What needs to be done
Everything from the opening line of the records below through the line with "w.set_zorder(zbase+i)" must be duplicated exactly, pictures left out.

>> BEGIN

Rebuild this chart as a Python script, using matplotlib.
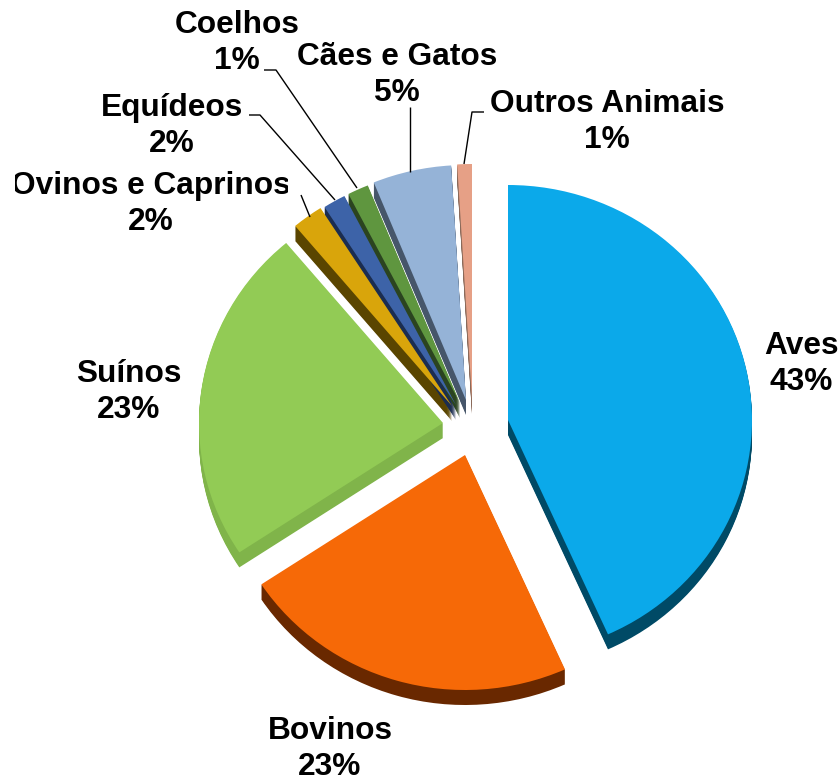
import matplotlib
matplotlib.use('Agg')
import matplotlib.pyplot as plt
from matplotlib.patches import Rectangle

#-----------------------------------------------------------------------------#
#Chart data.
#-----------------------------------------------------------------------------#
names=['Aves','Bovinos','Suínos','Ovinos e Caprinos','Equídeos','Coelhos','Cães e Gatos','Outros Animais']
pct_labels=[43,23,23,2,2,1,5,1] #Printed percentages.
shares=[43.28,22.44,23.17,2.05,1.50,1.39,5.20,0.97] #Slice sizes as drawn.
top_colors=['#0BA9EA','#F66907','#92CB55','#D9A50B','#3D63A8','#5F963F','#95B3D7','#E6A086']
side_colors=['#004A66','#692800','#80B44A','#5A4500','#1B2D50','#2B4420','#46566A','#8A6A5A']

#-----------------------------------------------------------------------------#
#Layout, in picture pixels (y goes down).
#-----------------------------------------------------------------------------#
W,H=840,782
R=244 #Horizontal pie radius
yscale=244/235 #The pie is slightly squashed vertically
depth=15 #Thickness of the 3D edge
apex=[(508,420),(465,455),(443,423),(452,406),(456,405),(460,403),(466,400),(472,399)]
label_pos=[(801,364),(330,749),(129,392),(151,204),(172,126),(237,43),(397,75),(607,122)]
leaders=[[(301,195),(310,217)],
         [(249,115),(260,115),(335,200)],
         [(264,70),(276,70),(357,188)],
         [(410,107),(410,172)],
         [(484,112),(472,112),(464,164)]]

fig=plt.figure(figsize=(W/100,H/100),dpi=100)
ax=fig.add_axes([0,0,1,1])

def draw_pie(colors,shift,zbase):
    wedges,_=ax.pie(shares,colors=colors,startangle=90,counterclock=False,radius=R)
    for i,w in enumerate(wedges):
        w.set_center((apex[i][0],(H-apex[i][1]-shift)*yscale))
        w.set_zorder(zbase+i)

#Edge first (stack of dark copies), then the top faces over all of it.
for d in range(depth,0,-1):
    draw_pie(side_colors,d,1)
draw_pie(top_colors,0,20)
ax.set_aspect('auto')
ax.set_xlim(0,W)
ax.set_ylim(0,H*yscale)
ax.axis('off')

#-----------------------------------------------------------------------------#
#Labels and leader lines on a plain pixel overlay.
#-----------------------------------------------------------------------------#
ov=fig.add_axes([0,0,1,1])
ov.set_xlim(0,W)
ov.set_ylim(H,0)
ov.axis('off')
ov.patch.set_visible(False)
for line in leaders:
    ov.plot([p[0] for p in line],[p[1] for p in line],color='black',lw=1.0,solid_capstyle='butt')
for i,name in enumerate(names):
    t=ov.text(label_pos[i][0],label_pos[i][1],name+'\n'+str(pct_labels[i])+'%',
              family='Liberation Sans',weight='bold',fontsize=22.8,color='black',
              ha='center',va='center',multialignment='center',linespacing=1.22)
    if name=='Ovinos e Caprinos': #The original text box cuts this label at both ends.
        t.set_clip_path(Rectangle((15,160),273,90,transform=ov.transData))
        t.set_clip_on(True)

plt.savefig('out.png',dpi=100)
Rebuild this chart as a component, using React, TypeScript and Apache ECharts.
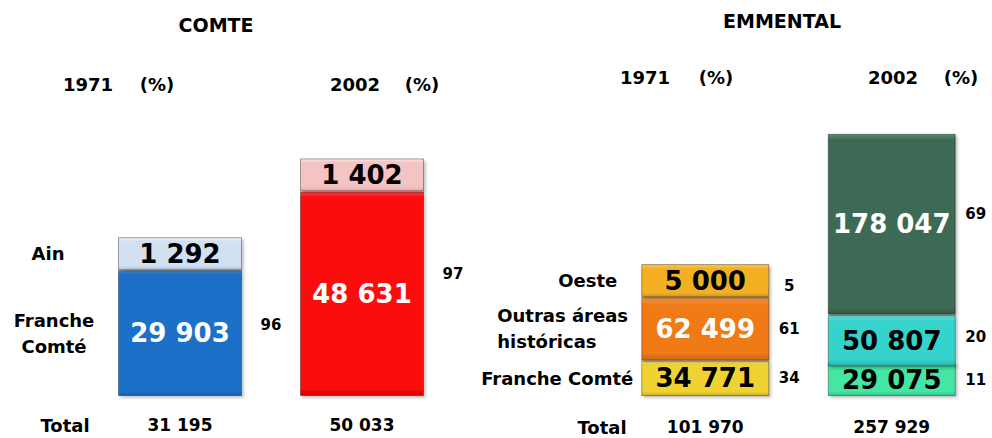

>> END

Reply
Rebuild this chart as a Python script, using matplotlib.
import matplotlib
matplotlib.use('Agg')
import matplotlib.pyplot as plt
from matplotlib.patches import Rectangle

#-----------------------------------------------------------------------------#
#Chart data.
#-----------------------------------------------------------------------------#
names=['Aves','Bovinos','Suínos','Ovinos e Caprinos','Equídeos','Coelhos','Cães e Gatos','Outros Animais']
pct_labels=[43,23,23,2,2,1,5,1] #Printed percentages.
shares=[43.28,22.44,23.17,2.05,1.50,1.39,5.20,0.97] #Slice sizes as drawn.
top_colors=['#0BA9EA','#F66907','#92CB55','#D9A50B','#3D63A8','#5F963F','#95B3D7','#E6A086']
side_colors=['#004A66','#692800','#80B44A','#5A4500','#1B2D50','#2B4420','#46566A','#8A6A5A']

#-----------------------------------------------------------------------------#
#Layout, in picture pixels (y goes down).
#-----------------------------------------------------------------------------#
W,H=840,782
R=244 #Horizontal pie radius
yscale=244/235 #The pie is slightly squashed vertically
depth=15 #Thickness of the 3D edge
apex=[(508,420),(465,455),(443,423),(452,406),(456,405),(460,403),(466,400),(472,399)]
label_pos=[(801,364),(330,749),(129,392),(151,204),(172,126),(237,43),(397,75),(607,122)]
leaders=[[(301,195),(310,217)],
         [(249,115),(260,115),(335,200)],
         [(264,70),(276,70),(357,188)],
         [(410,107),(410,172)],
         [(484,112),(472,112),(464,164)]]

fig=plt.figure(figsize=(W/100,H/100),dpi=100)
ax=fig.add_axes([0,0,1,1])

def draw_pie(colors,shift,zbase):
    wedges,_=ax.pie(shares,colors=colors,startangle=90,counterclock=False,radius=R)
    for i,w in enumerate(wedges):
        w.set_center((apex[i][0],(H-apex[i][1]-shift)*yscale))
        w.set_zorder(zbase+i)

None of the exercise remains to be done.